‘Highly politicised’ transgender groups are putting children at risk and school chiefs and mental bosses are bowing to pressures over fears they’ll be branded transphobic, expert warns
- Pro-trans groups put pressure on mental health experts, says Marcus Evans
- Believes children with gender dysphoria, not being given objective treatment
- The psychologist said: ‘political agenda has encroached on clinical environment’
Children’s mental health service providers and school councillors are scared of being labelled transphobic by pro-trans groups, leading them to overlook the interests of the patient, says a gender psychotherapist.
Marcus Evans, psychotherapist and former governor at the NHS’s only trust with a Gender Identity Development Service (GIDS), said that pressure from the ‘highly-politicised’ pro-trans groups is having an affect on the way mental health providers treat children.
Fear of being labelled transphobic by pro-trans groups is leading experts providing counselling and transitioning services to lose objectivity when advising children with gender dysphoria, said Mr Evans.
Mr Evans writes: ‘A leaked internal report had branded the Gender Identity Development Service (GIDS) at The Tavistock Centre, England’s only NHS youth gender clinic, ”not fit for purpose”
Speaking to The Observer Mr Evans said: ‘I believe the trans political agenda has encroached on the clinical environment surrounding and within the Gender Identity Development Service,’
Mr Evans, who governed at the Tavistock and Portman NHS Foundation Trust in north London, added: ‘Young people need an independent clinical service that has the long-term interests of the patient at heart.
The psychologist warns that children questioning their gender identity need to be equipped with the tools to stand up to pressure, whether its from their friends, family ‘social media networking pressures’ or ‘highly politicised pro-trans groups’.
Marcus Evans of Beckenham Kent, the former governor of The Tavistock Centre
Use of Gender Identity Development Services in the UK is rising year on year with the number of children referred to The Tavistock Centre rising from 468 in 2013 to 2,519 in 2018, a rise of more than 400 per cent.
Writing in the Daily Mail Mr Evans states: ‘It goes without saying that the area of mental health — and particularly relating to gender dysphoria — is highly complex.
‘The service [Tavistock Centre] was accused of being too quick to give children and young people medical treatment (hormone-blocking drugs).
‘Treatment that has unknown far‑reaching consequences and that, without sufficient exploration as to the child’s feelings and motives, can have devastating life‑long effects on their identity and development.’
Adding: ‘Adolescence and childhood is a time when people are developing socially and biologically; when young people are identifying with different groups, and with male and female aspects of themselves.
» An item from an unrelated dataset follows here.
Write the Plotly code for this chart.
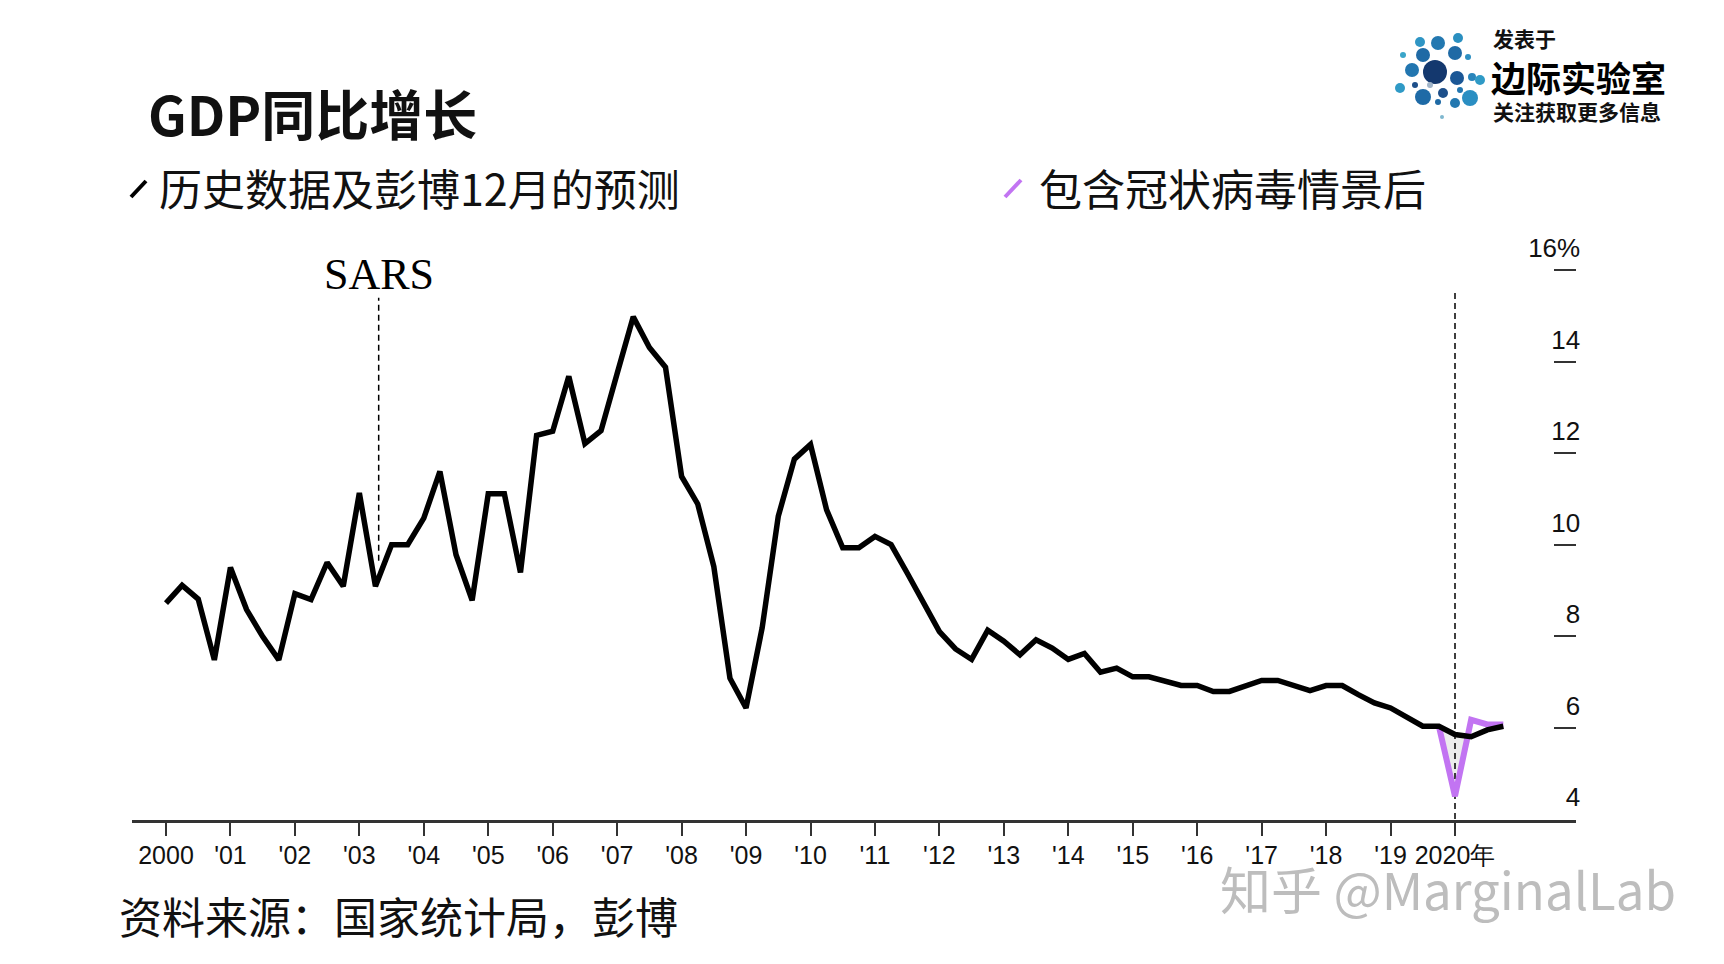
import numpy as np
import plotly.graph_objects as go

# ---------------- data ----------------
start_year = 2000
gdp_hist = [
    8.72, 9.11, 8.81, 7.48,   # 2000
    9.50, 8.58, 7.99, 7.48,   # 2001
    8.93, 8.80, 9.61, 9.09,   # 2002
    11.13, 9.09, 10.00, 10.00,  # 2003
    10.58, 11.60, 9.78, 8.78,  # 2004
    11.11, 11.11, 9.39, 12.39,  # 2005
    12.48, 13.68, 12.21, 12.49,  # 2006
    13.74, 14.98, 14.31, 13.88,  # 2007
    11.49, 10.89, 9.52, 7.08,  # 2008
    6.43, 8.18, 10.62, 11.87,  # 2009
    12.19, 10.76, 9.93, 9.93,  # 2010
    10.18, 10.00, 9.38, 8.76,  # 2011
    8.10, 7.72, 7.49, 8.13,   # 2012
    7.89, 7.59, 7.92, 7.74,   # 2013
    7.49, 7.62, 7.21, 7.30,   # 2014
    7.11, 7.11, 7.03, 6.92,   # 2015
    6.92, 6.79, 6.79, 6.92,   # 2016
    7.03, 7.03, 6.92, 6.81,   # 2017
    6.92, 6.92, 6.72, 6.54,   # 2018
    6.43, 6.23, 6.03, 6.03,   # 2019
]
# Bloomberg December forecast, 2019Q4 .. 2020Q4
forecast_dec = [6.03, 5.85, 5.80, 5.95, 6.03]
# scenario including coronavirus, 2019Q4 .. 2020Q4
forecast_covid = [6.03, 4.50, 6.17, 6.07, 6.07]

event_labels = ["SARS", ""]
event_x = [2003.3, 2020.0]
event_y_low = [9.65, 4.0]
event_y_high = [15.4, 15.55]

x_tickvals = list(range(2000, 2021))
x_ticktext = ["2000"] + ["'%02d" % (y % 100) for y in range(2001, 2020)] + ["2020年"]
y_tickvals = [4, 6, 8, 10, 12, 14, 16]
y_ticktext = ["4", "6", "8", "10", "12", "14", "16%"]

# ---------------- derived x positions ----------------
x_hist = start_year + np.arange(len(gdp_hist)) * 0.25
x_fc = x_hist[-1] + np.arange(len(forecast_dec)) * 0.25

# ---------------- geometry helpers ----------------
W_FIG, H_FIG = 1724, 964
L, R, T, B = 132, 1576, 224, 820
PW, PH = R - L, B - T
PX_PER_UNIT = 45.74
Y_MIN = 3.98
Y_MAX = Y_MIN + PH / PX_PER_UNIT


def xp(px):
    return (px - L) / PW


def yp(py):
    return (B - py) / PH


BLACK = "#000000"
PURPLE = "#c274f2"
AX = "#333333"
CJK = "Noto Sans CJK SC"

fig = go.Figure()

# gray area where the coronavirus scenario falls below the December forecast
lower = np.minimum(np.array(forecast_covid), np.array(forecast_dec))
fig.add_trace(go.Scatter(x=x_fc, y=forecast_dec, mode="lines",
                         line=dict(width=0, color="rgba(0,0,0,0)"),
                         hoverinfo="skip", showlegend=False))
fig.add_trace(go.Scatter(x=x_fc, y=lower, mode="lines", fill="tonexty",
                         fillcolor="#ececec",
                         line=dict(width=0, color="rgba(0,0,0,0)"),
                         hoverinfo="skip", showlegend=False))

# event dashed lines
for ex, y0, y1 in zip(event_x, event_y_low, event_y_high):
    fig.add_trace(go.Scatter(x=[ex, ex], y=[y0, y1], mode="lines",
                             line=dict(color=BLACK, width=1.5, dash="6px,4px"),
                             hoverinfo="skip", showlegend=False))

# covid scenario
fig.add_trace(go.Scatter(x=x_fc, y=forecast_covid, mode="lines",
                         line=dict(color=PURPLE, width=6, shape="linear"),
                         name="包含冠状病毒情景后", showlegend=False))
# history + december forecast
fig.add_trace(go.Scatter(x=np.concatenate([x_hist, x_fc[1:]]),
                         y=list(gdp_hist) + list(forecast_dec[1:]),
                         mode="lines",
                         line=dict(color=BLACK, width=5.5),
                         name="历史数据及彭博12月的预测", showlegend=False))

annotations = []
# event labels
for lab, ex, y1 in zip(event_labels, event_x, event_y_high):
    if lab:
        annotations.append(dict(x=ex, y=15.9, xref="x", yref="y", text=lab,
                                showarrow=False, xanchor="center", yanchor="middle",
                                font=dict(family="Liberation Serif", size=44, color=BLACK)))

# titles
annotations += [
    dict(x=xp(146), y=yp(112), xref="paper", yref="paper", text="<b>GDP同比增长</b>",
         showarrow=False, xanchor="left", yanchor="middle",
         font=dict(family=CJK, size=54, color="#111111")),
    dict(x=xp(157), y=yp(187), xref="paper", yref="paper", text="历史数据及彭博12月的预测",
         showarrow=False, xanchor="left", yanchor="middle",
         font=dict(family=CJK, size=43, color="#111111")),
    dict(x=xp(1037), y=yp(187), xref="paper", yref="paper", text="包含冠状病毒情景后",
         showarrow=False, xanchor="left", yanchor="middle",
         font=dict(family=CJK, size=43, color="#111111")),
    dict(x=xp(117), y=yp(915), xref="paper", yref="paper", text="资料来源：国家统计局，彭博",
         showarrow=False, xanchor="left", yanchor="middle",
         font=dict(family=CJK, size=43, color="#111111")),
    dict(x=xp(1218), y=yp(888), xref="paper", yref="paper", text="知乎 @MarginalLab",
         showarrow=False, xanchor="left", yanchor="middle",
         font=dict(family=CJK, size=51, color="#bdbdbd")),
    # logo text
    dict(x=xp(1491), y=yp(38), xref="paper", yref="paper", text="<b>发表于</b>",
         showarrow=False, xanchor="left", yanchor="middle",
         font=dict(family=CJK, size=21, color="#111111")),
    dict(x=xp(1489), y=yp(76), xref="paper", yref="paper", text="<b>边际实验室</b>",
         showarrow=False, xanchor="left", yanchor="middle",
         font=dict(family=CJK, size=35, color="#000000")),
    dict(x=xp(1491), y=yp(111), xref="paper", yref="paper", text="<b>关注获取更多信息</b>",
         showarrow=False, xanchor="left", yanchor="middle",
         font=dict(family=CJK, size=21, color="#111111")),
]

shapes = [
    # legend glyphs
    dict(type="line", xref="paper", yref="paper", x0=xp(131), y0=yp(197), x1=xp(146), y1=yp(181),
         line=dict(color=BLACK, width=4)),
    dict(type="line", xref="paper", yref="paper", x0=xp(1005), y0=yp(197), x1=xp(1021), y1=yp(180),
         line=dict(color=PURPLE, width=4)),
]

# logo circles (decoration): centre x, centre y, radius in px, colour
logo = [
    (1458, 38, 5, "#2a8fc0"), (1438, 43, 7, "#2378b0"), (1420, 42, 5, "#2f95c4"),
    (1423, 55, 7, "#1f6aa5"), (1438, 66, 3, "#1d4f8a"), (1455, 53, 7, "#1f6aa5"),
    (1468, 57, 3, "#2d8fc2"), (1435, 72, 12, "#14386e"), (1412, 70, 7, "#2276b0"),
    (1403, 55, 3, "#3aa5c9"), (1457, 78, 7, "#1b5796"), (1472, 77, 4, "#2a85bb"),
    (1480, 80, 5, "#2f9ac6"), (1400, 88, 5, "#2f9ac6"), (1415, 85, 3, "#1d4f8a"),
    (1430, 85, 3, "#a0b4c8"), (1423, 97, 8, "#1e6aa6"), (1443, 93, 5, "#1d4f8a"),
    (1460, 90, 3, "#2276b0"), (1470, 98, 8, "#2a8ec2"), (1455, 103, 5, "#2378b0"),
    (1438, 102, 3, "#1f6aa5"), (1442, 117, 2, "#7fb7cf"),
]
for cx, cy, rr, col in logo:
    shapes.append(dict(type="circle", xref="paper", yref="paper",
                       xsizemode="pixel", ysizemode="pixel",
                       xanchor=xp(cx), yanchor=yp(cy),
                       x0=-rr, x1=rr, y0=-rr, y1=rr,
                       fillcolor=col, line=dict(width=0)))

fig.update_layout(
    width=W_FIG, height=H_FIG,
    margin=dict(l=L, r=W_FIG - R, t=T, b=H_FIG - B, pad=0),
    paper_bgcolor="white", plot_bgcolor="white",
    showlegend=False,
    annotations=annotations,
    shapes=shapes,
    xaxis=dict(range=[2000 - (166 - L) / 64.45, 2000 + (R - 166) / 64.45],
               tickvals=x_tickvals, ticktext=x_ticktext, tickangle=0,
               ticks="outside", ticklen=13, tickwidth=2, tickcolor=AX,
               showline=True, linecolor=AX, linewidth=2.5,
               showgrid=False, zeroline=False, ticklabelstandoff=-2,
               tickfont=dict(family="Liberation Sans", size=25, color="#111111")),
    yaxis=dict(range=[Y_MIN, Y_MAX], side="right",
               tickvals=y_tickvals, ticktext=y_ticktext,
               ticks="inside", ticklen=22, tickwidth=2, tickcolor=AX,
               ticklabelposition="inside", ticklabelshift=-22, ticklabelstandoff=-24,
               showline=False, showgrid=False, zeroline=False,
               tickfont=dict(family="Liberation Sans", size=26, color="#111111")),
)

fig.write_html("out.html")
‘There is pressure from the child who is in a distressed state, there is pressure from the family and the peer group and from the pro-trans lobbies — and all of this puts pressure on the clinician, who may want to help the individual to resolve their distressed state by going along with a quick solution.
‘There is a great deal at stake here, as these decisions have long-term consequences.’
What is the Tavistock Centre?
The Tavistock centre, at the Tavistock and Portman NHS Foundation Trust in north London, is the only NHS clinic to offer gender identity development services in the UK.
The centre treats children with gender dysphoria as young as 12 with counselling and transitioning drug therapies to prepare them for a sex change.
Drug therapy treatment can halt the onset of puberty – preventing children from developing the sexual characteristics of the gender they were born if they wish to do so.
Youngsters referred to the Gender Identity Development Service run by The Tavistock and Portman NHS Foundation Trust in London undergo around six sessions to assess whether or not they are trans.